Thursday, October 30, 2008

Tragedy = Good PR Opp? I don't think so

Okay. I just couldn't resist jumping in the fray on this one. But I'll be "polite," though I'm not sure it's deserved... I won't name names. Anyway, here's a quick background on what incensed me and my $0.02 on the situation:

There are a handful of companies out there using the tragedy concerning Jennifer Hudson's family as an opportunity to promote their companies. It doesn't matter the method -- social media, traditional PR, etc. -- bottom line: It's in bad taste!

Why haven't people learned from the past? Why haven't they figured out how to handle these sorts of situations? Tragedy does not equal PR. For anyone. At least, not if you have an shred of decency.

Which isn't to say you shouldn't be out in the public eye when a tragedy occurs. It just means there are tasteful ways to be HELPFUL in situations like these versus predatory. For example, when the Virginia Tech situation occurred, there was an organization I'm familiar with that deals with children and mental health. They wanted to know how they could HELP OUT THE MEDIA AND THE PUBLIC during the aftermath. Not how could they get attention for their organization. How they could HELP! That's the right attitude, people.

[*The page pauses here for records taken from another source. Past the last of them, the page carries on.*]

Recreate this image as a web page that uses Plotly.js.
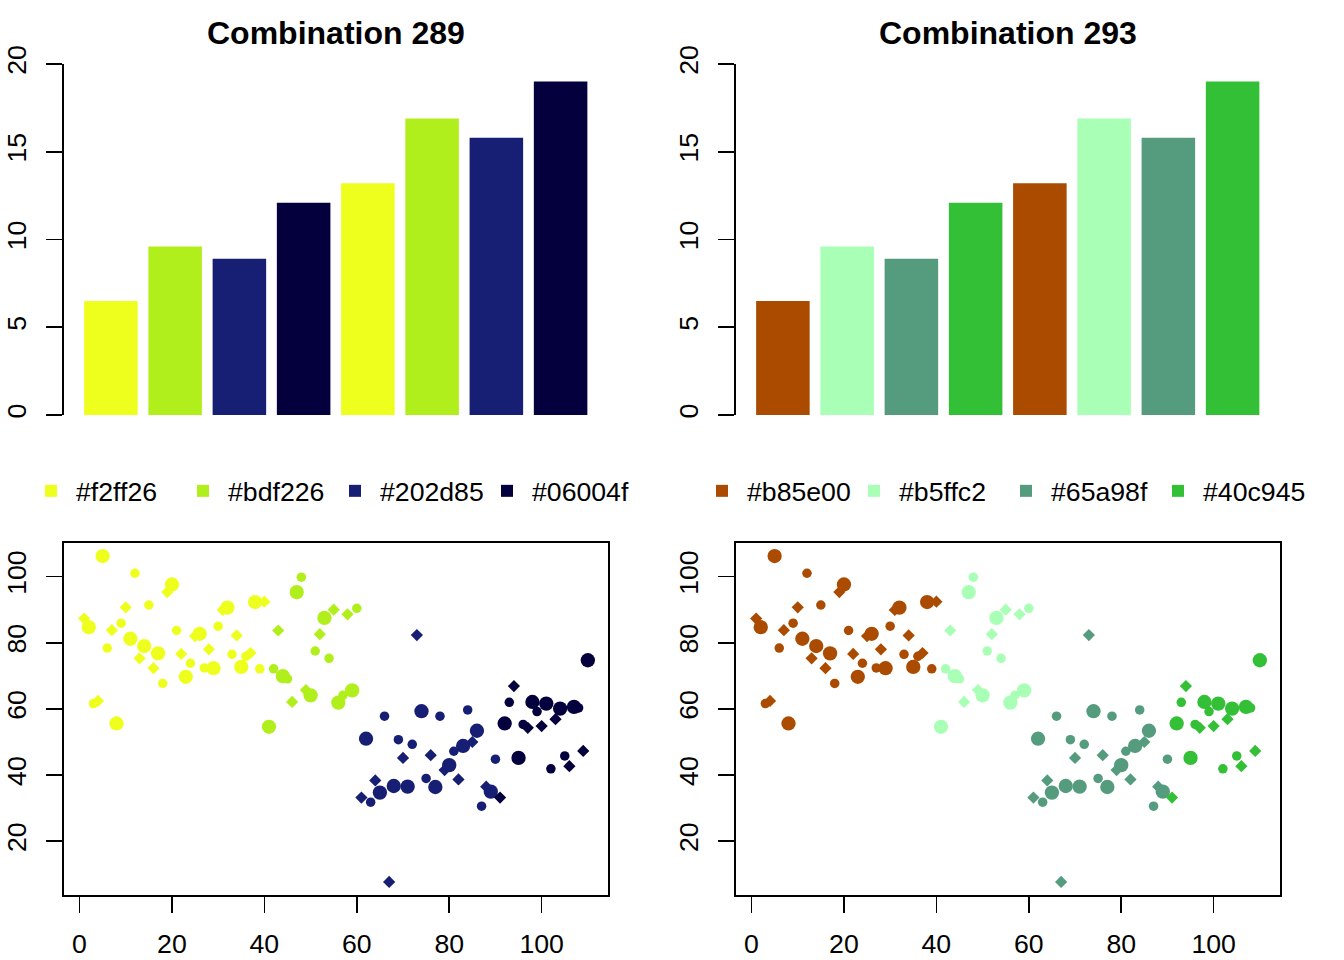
<!DOCTYPE html>
<html><head><meta charset="utf-8">
<script src="https://cdn.plot.ly/plotly-3.0.1.min.js"></script>
<style>html,body{margin:0;padding:0;background:#fff}#chart{width:1344px;height:960px}</style>
</head><body><div id="chart"></div>
<script>
// ---- data ----
const barValues = [6.5, 9.6, 8.9, 12.1, 13.2, 16.9, 15.8, 19.0];
// colour names as printed in the legends
const paletteA = ['#f2ff26', '#bdf226', '#202d85', '#06004f'];
const paletteB = ['#b85e00', '#b5ffc2', '#65a98f', '#40c945'];
// fill colours as they appear in the picture
const fillA = ['#eeff1e', '#b1ef1c', '#161f73', '#04003e'];
const fillB = ['#aa4b00', '#a9ffb5', '#559b7e', '#33c037'];
const titleA = 'Combination 289';
const titleB = 'Combination 293';
const scatterX = [1,2,3,4,5,6,7,8,9,10,11,12,13,14,15,16,17,18,19,20,
  21,22,23,24,25,26,27,28,29,30,31,32,33,34,35,36,37,38,39,40,
  41,42,43,44,45,46,47,48,49,50,51,52,53,54,55,56,57,58,59,60,
  61,62,63,64,65,66,67,68,69,70,71,72,73,74,75,76,77,78,79,80,
  81,82,83,84,85,86,87,88,89,90,91,92,93,94,95,96,97,98,99,100,
  101,102,103,104,105,106,107,108,109,110];
const scatterY = [87.3,84.7,61.6,62.4,106.2,78.4,83.8,55.6,85.9,90.7,
  81.2,101.0,75.3,79.0,91.4,72.3,76.8,67.7,95.3,97.6,
  83.7,76.6,69.7,73.8,82.0,82.7,72.4,78.0,72.3,85.0,
  89.9,90.6,76.5,82.2,72.7,75.9,76.9,92.3,72.1,92.4,
  54.6,72.1,83.7,69.9,69.1,62.1,95.3,99.8,65.7,64.1,
  77.5,82.6,87.5,75.3,90.0,61.9,64.1,88.6,65.6,90.4,
  33.2,51.0,31.8,38.4,34.7,57.8,7.7,36.7,50.7,45.2,
  36.5,49.3,82.3,59.3,39.0,46.0,36.4,57.8,41.5,43.0,
  47.2,38.7,48.8,59.7,50.0,53.4,30.6,36.5,35.0,44.8,
  33.2,55.6,62.0,66.9,45.2,55.3,54.3,62.1,59.2,54.8,
  61.6,41.9,56.9,60.1,45.8,42.7,60.6,60.3,47.3,74.7];
const groupSizes = [40, 20, 30, 20];
const barTicks = [0, 5, 10, 15, 20];
const scatterXTicks = [0, 20, 40, 60, 80, 100];
const scatterYTicks = [20, 40, 60, 80, 100];

// ---- layout helpers ----
const W = 1344, H = 960;
const fx = p => p / W;
const fy = p => 1 - p / H;
const FONT = 'Liberation Sans, Arial, Helvetica, sans-serif';
const FS = 26.67;
const LW = 1.7;

function extend(lo, hi) { const d = (hi - lo) * 0.04; return [lo - d, hi + d]; }

const traces = [];
function addPanel(names, fills, k, legendId) {
  const xb = 'x' + (k === 0 ? '' : (k + 1));
  const yb = 'y' + (k === 0 ? '' : (k + 1));
  const xs = 'x' + (k + 3), ys = 'y' + (k + 3);
  const nColors = names.length;
  for (let g = 0; g < nColors; g++) {
    const bx = [], by = [];
    for (let i = g; i < barValues.length; i += nColors) { bx.push(i); by.push(barValues[i]); }
    traces.push({type: 'bar', x: bx, y: by, width: 1 / 1.2, xaxis: xb, yaxis: yb,
      marker: {color: fills[g], line: {width: 0}}, name: names[g], legend: legendId,
      showlegend: true, hoverinfo: 'skip'});
  }
  let start = 0;
  groupSizes.forEach((n, g) => {
    const sym = [], size = [];
    for (let j = 0; j < n; j++) {
      const m = (start + j) % 3;
      sym.push(m === 0 ? 'diamond' : 'circle');
      size.push(m === 0 ? 9.4 : (m === 1 ? 14.3 : 9.5));
    }
    traces.push({type: 'scatter', mode: 'markers', x: scatterX.slice(start, start + n),
      y: scatterY.slice(start, start + n), xaxis: xs, yaxis: ys,
      marker: {color: fills[g], symbol: sym, size: size, opacity: 1, line: {width: 0}},
      showlegend: false, hoverinfo: 'skip'});
    start += n;
  });
}
addPanel(paletteA, fillA, 0, 'legend');
addPanel(paletteB, fillB, 1, 'legend2');

const xr = extend(Math.min(...scatterX), Math.max(...scatterX));
const yr = extend(Math.min(...scatterY), Math.max(...scatterY));

const tickfont = {family: FONT, size: FS, color: '#000'};
function barY(anchor) {
  return {anchor: anchor, domain: [fy(415), fy(64)], range: [0, 20], tickvals: barTicks,
    ticks: 'outside', ticklen: 16, tickwidth: LW, tickcolor: '#000', showline: true,
    linewidth: LW, linecolor: '#000', tickangle: -90, tickfont: tickfont, showgrid: false,
    zeroline: false, ticklabelstandoff: 10};
}
function barX(anchor, off) {
  return {anchor: anchor, domain: [fx(64 + off), fx(607.5 + off)], range: [-0.73, 7.73],
    visible: false, showgrid: false, zeroline: false};
}
function scX(anchor, off) {
  return {anchor: anchor, domain: [fx(64 + off), fx(608 + off)], range: xr, tickvals: scatterXTicks,
    ticks: 'outside', ticklen: 16, tickwidth: LW, tickcolor: '#000', showline: true, mirror: true,
    linewidth: LW, linecolor: '#000', tickfont: tickfont, showgrid: false, zeroline: false,
    ticklabelstandoff: 8};
}
function scY(anchor) {
  return {anchor: anchor, domain: [fy(895), fy(543)], range: yr, tickvals: scatterYTicks,
    ticks: 'outside', ticklen: 16, tickwidth: LW, tickcolor: '#000', showline: true, mirror: true,
    linewidth: LW, linecolor: '#000', tickangle: -90, tickfont: tickfont, showgrid: false,
    zeroline: false, ticklabelstandoff: 10};
}
function legendAt(px) {
  return {orientation: 'h', x: fx(px), xanchor: 'left', y: fy(491), yanchor: 'middle',
    font: {family: FONT, size: FS, color: '#000'}, entrywidth: 97, entrywidthmode: 'pixels',
    itemwidth: 40, bgcolor: 'rgba(0,0,0,0)', traceorder: 'normal', itemclick: false, itemdoubleclick: false};
}

const layout = {
  width: W, height: H, margin: {l: 0, r: 0, t: 0, b: 0},
  paper_bgcolor: '#fff', plot_bgcolor: '#fff', barmode: 'overlay', showlegend: true,
  xaxis: barX('y', 0), yaxis: barY('x'),
  xaxis2: barX('y2', 672), yaxis2: barY('x2'),
  xaxis3: scX('y3', 0), yaxis3: scY('x3'),
  xaxis4: scX('y4', 672), yaxis4: scY('x4'),
  legend: legendAt(26), legend2: legendAt(697),
  annotations: [
    {text: titleA, xref: 'paper', yref: 'paper', x: fx(335.75), y: fy(33), xanchor: 'center',
     yanchor: 'middle', showarrow: false, font: {family: FONT, size: 32, color: '#000', weight: 'bold'}},
    {text: titleB, xref: 'paper', yref: 'paper', x: fx(1007.75), y: fy(33), xanchor: 'center',
     yanchor: 'middle', showarrow: false, font: {family: FONT, size: 32, color: '#000', weight: 'bold'}}
  ]
};
Plotly.newPlot('chart', traces, layout, {displayModeBar: false, staticPlot: true});
</script>
</body></html>
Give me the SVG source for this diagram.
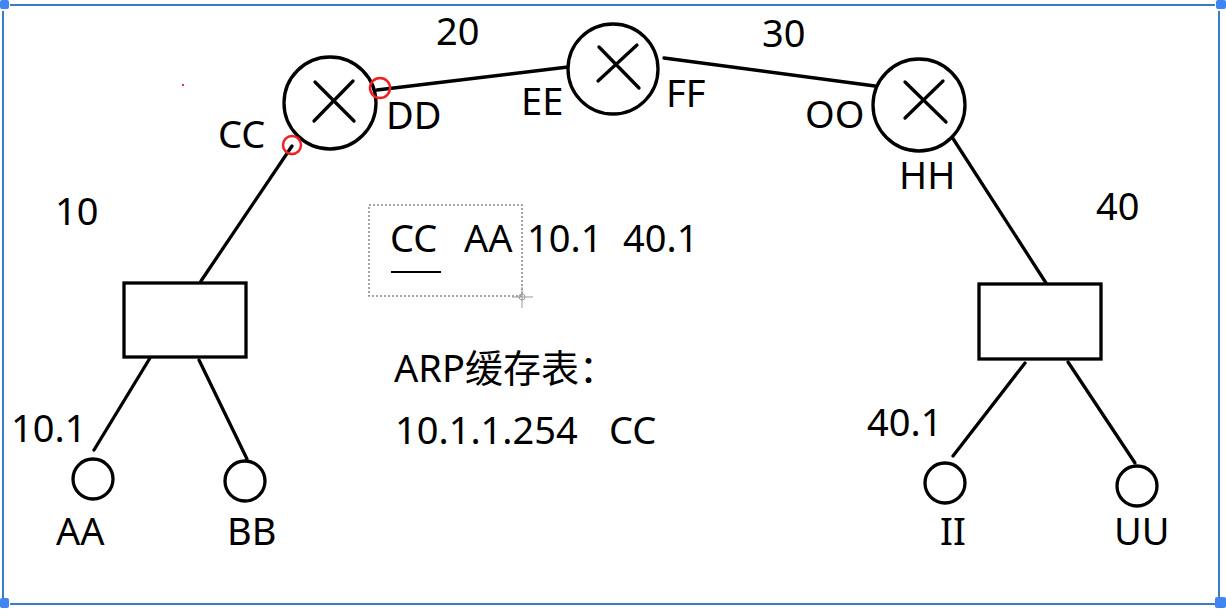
<svg xmlns="http://www.w3.org/2000/svg" width="1226" height="610" viewBox="0 0 1226 610">
<style>
.ln{stroke:#000;stroke-width:3.3;fill:none;stroke-linecap:round}
.nd{stroke:#000;stroke-width:3.3;fill:#fff}
.t{font-family:"Noto Sans","Noto Sans CJK SC",sans-serif;font-size:38px;fill:#000}
.fr{stroke:#3a7dc4;stroke-width:2;fill:none}
.cn{fill:#3f86f0}
.red{stroke:#f02020;stroke-width:2.5;fill:none}
</style>
<rect width="1226" height="610" fill="#fff"/>
<g id="frame">
<line class="fr" x1="10" y1="5" x2="1215" y2="5"/>
<line class="fr" x1="3" y1="11" x2="3" y2="598"/>
<line class="fr" x1="10" y1="604" x2="1215" y2="604"/>
<line class="fr" x1="1219" y1="11" x2="1219" y2="598"/>
<rect class="cn" x="0" y="0" width="9" height="9" rx="2"/>
<rect class="cn" x="1216" y="0" width="10" height="9" rx="2"/>
<rect class="cn" x="0" y="598" width="9" height="10" rx="2"/>
<rect class="cn" x="1215" y="597" width="11" height="11" rx="2"/>
</g>
<g id="connectors">
<line class="ln" x1="377" y1="90" x2="568" y2="67"/>
<line class="ln" x1="664" y1="58" x2="875" y2="86"/>
<line class="ln" x1="292" y1="146" x2="201" y2="281"/>
<line class="ln" x1="952" y1="137" x2="1046" y2="283"/>
<line class="ln" x1="150" y1="358" x2="94" y2="450"/>
<line class="ln" x1="199" y1="360" x2="247" y2="459"/>
<line class="ln" x1="1025" y1="363" x2="953" y2="456"/>
<line class="ln" x1="1068" y1="362" x2="1135" y2="463"/>
</g>
<g id="router1">
<circle class="nd" cx="330" cy="103" r="46"/>
<line class="ln" x1="315" y1="82" x2="354" y2="121"/>
<line class="ln" x1="314" y1="121" x2="353" y2="81"/>
</g>
<g id="router2">
<circle class="nd" cx="613" cy="69" r="45"/>
<line class="ln" x1="599" y1="47" x2="639" y2="88"/>
<line class="ln" x1="598" y1="81" x2="637" y2="45"/>
</g>
<g id="router3">
<circle class="nd" cx="919" cy="105" r="46"/>
<line class="ln" x1="905" y1="82" x2="946" y2="122"/>
<line class="ln" x1="905" y1="118" x2="943" y2="81"/>
</g>
<g id="switch1"><rect class="nd" x="124" y="283" width="122" height="74"/></g>
<g id="switch2"><rect class="nd" x="979" y="284" width="122" height="75"/></g>
<g id="hostAA"><circle class="nd" cx="93" cy="479" r="20"/></g>
<g id="hostBB"><circle class="nd" cx="245" cy="481" r="20"/></g>
<g id="hostII"><circle class="nd" cx="945" cy="483" r="20"/></g>
<g id="hostUU"><circle class="nd" cx="1137" cy="486" r="20"/></g>
<g id="marks">
<circle class="red" cx="380" cy="88" r="10"/>
<circle class="red" cx="292" cy="145" r="9"/>
<rect x="182" y="84" width="2" height="2" fill="#f03030"/>
</g>
<g id="labels">
<text class="t" x="436" y="45">20</text>
<text class="t" x="762" y="47">30</text>
<text class="t" x="218" y="148">CC</text>
<text class="t" x="386" y="129">DD</text>
<text class="t" x="521" y="115">EE</text>
<text class="t" x="666" y="107">FF</text>
<text class="t" x="805" y="128">OO</text>
<text class="t" x="899" y="189">HH</text>
<text class="t" x="55" y="225">10</text>
<text class="t" x="1096" y="220">40</text>
<text class="t" x="11" y="442">10.1</text>
<text class="t" x="867" y="436">40.1</text>
<text class="t" x="56" y="545">AA</text>
<text class="t" x="227" y="545">BB</text>
<text class="t" x="940" y="545">II</text>
<text class="t" x="1114" y="545">UU</text>
</g>
<g id="note">
<rect x="369" y="205" width="153" height="91" fill="none" stroke="#888" stroke-width="1.5" stroke-dasharray="2,2"/>
<g stroke="#999" stroke-width="1" fill="none">
<circle cx="522" cy="297" r="3"/>
<line x1="522" y1="287" x2="522" y2="308"/>
<line x1="512" y1="297" x2="533" y2="297"/>
</g>
<text class="t" x="390" y="252">CC</text>
<line x1="391" y1="272" x2="441" y2="272" stroke="#000" stroke-width="2"/>
<text class="t" x="464" y="252">AA</text>
<text class="t" x="527" y="252">10.1</text>
<text class="t" x="623" y="252">40.1</text>
<text class="t" x="394" y="382">ARP缓存表：</text>
<text class="t" x="395" y="444">10.1.1.254</text>
<text class="t" x="609" y="444">CC</text>
</g>
</svg>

I advised them that the tasteful response would be to provide information to reporters about signs your child might have mental health issues. Just a nice simple list that reporters could reprint if they so desired that might help out parents who are concerned about whether their child might be in trouble.

So here's my lesson for the day: In the face of a tragedy, don't be self-serving. Put yourself in the public eye only if you can HELP and provide counsel that will be of use moving forward.

Your thoughts? Weigh in.

-- Robin

1 comment:

Marc Hausman said...

Agree with your post completely. A crisis or natural disaster can sure gin up public relations opportunities. The timeliness of the event enhances the news value of a product or service that can help address the crisis.

This window closes quickly, so it is prudent for a company to evaluate how it can appropriately promote its interests when it is most opportune.